I don’t go on about refereeing here. Standards improved after hitting an all-time low during the 2009-2011 seasons, when Celtic appeared to be punished on the field for making detailed complaints at that time. The Forrest red card in 2011 took place six weeks after referees went on strike, two months after the Head of Refereeing was sacked and three months after referee, Dougie McDonald, admitted to the SFA Head of Referees that he lied to Celtic manager, Neil Lennon, an admission which led to a re-done match report that was eventually leaked on CQN. There was chaos in the profession at that time, with conspiracies between referees and their assistants to adopt a fabricated version of events that proved impossible to maintain.
Changes were made and the game eventually improved. Since then, of course, there has been no chance of league titles being decided by the vagaries of refereeing – only the outcome of cup games could be determined by overlooking a defender punching a shot off the goal-line.
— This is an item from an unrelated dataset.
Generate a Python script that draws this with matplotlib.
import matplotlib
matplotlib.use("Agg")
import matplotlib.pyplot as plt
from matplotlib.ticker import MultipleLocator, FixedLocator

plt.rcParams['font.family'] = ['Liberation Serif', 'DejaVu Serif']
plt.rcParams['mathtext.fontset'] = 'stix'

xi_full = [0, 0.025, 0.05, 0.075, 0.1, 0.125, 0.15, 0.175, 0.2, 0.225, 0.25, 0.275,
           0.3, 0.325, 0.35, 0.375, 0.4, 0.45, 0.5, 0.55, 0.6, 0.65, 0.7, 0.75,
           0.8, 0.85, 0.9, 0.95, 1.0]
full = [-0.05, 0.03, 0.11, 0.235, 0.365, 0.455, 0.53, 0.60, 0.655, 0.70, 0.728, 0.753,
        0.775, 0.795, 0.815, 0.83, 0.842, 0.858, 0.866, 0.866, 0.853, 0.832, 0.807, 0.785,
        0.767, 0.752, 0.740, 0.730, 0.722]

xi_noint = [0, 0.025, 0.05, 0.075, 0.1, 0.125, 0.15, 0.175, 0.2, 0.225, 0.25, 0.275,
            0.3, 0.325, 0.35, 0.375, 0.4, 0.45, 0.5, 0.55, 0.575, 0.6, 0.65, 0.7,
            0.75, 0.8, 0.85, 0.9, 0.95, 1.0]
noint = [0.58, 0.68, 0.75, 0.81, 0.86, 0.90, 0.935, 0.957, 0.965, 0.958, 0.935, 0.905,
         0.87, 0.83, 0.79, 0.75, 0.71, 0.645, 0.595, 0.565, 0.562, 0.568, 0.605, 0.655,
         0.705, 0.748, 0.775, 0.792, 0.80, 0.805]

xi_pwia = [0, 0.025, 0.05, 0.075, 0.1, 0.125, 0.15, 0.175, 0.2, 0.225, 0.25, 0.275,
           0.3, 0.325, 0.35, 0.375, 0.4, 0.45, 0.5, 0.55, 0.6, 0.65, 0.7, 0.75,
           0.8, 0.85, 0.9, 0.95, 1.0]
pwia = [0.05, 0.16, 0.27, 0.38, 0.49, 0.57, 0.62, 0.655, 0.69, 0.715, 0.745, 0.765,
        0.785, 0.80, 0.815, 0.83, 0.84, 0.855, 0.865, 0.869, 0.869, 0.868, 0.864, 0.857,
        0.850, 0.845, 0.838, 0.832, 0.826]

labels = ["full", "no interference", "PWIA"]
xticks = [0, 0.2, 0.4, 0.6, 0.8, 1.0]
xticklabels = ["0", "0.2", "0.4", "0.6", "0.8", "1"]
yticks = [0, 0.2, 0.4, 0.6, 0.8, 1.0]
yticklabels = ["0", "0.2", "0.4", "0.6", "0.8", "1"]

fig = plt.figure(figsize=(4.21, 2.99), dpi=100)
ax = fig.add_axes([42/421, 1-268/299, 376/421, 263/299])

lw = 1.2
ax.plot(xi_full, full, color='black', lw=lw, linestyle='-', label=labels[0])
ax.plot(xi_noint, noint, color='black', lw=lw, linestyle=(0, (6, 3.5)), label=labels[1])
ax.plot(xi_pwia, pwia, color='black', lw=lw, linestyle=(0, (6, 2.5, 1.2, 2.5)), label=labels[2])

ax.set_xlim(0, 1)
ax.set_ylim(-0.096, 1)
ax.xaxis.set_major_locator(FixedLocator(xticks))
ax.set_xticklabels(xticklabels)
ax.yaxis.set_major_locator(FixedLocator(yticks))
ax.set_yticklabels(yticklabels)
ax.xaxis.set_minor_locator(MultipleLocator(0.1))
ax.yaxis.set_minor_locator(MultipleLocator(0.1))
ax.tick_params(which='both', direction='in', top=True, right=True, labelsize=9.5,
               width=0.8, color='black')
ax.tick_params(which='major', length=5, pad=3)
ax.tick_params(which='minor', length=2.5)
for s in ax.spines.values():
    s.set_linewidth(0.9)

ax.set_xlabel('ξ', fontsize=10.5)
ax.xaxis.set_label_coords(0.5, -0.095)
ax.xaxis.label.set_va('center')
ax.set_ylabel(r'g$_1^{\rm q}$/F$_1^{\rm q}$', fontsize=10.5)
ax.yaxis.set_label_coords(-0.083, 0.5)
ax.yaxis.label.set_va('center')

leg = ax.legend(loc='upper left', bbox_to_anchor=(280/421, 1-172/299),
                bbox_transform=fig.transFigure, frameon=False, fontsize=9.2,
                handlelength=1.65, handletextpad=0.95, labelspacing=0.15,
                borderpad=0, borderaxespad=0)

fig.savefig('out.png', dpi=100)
Extraordinary decisions from officials took place at other grounds this weekend, so this is not an isolated incident. After making progress, standards have regressed. I get the feeling those responsible for standards are out of their depth, unsure what to do to improve things. The worst thing they could do is retrench into a bunker in order to protect their flanks. To borrow a recently used phrase, it’s OK not to be OK. Admitting as much is the first step to recovery.
Take some action.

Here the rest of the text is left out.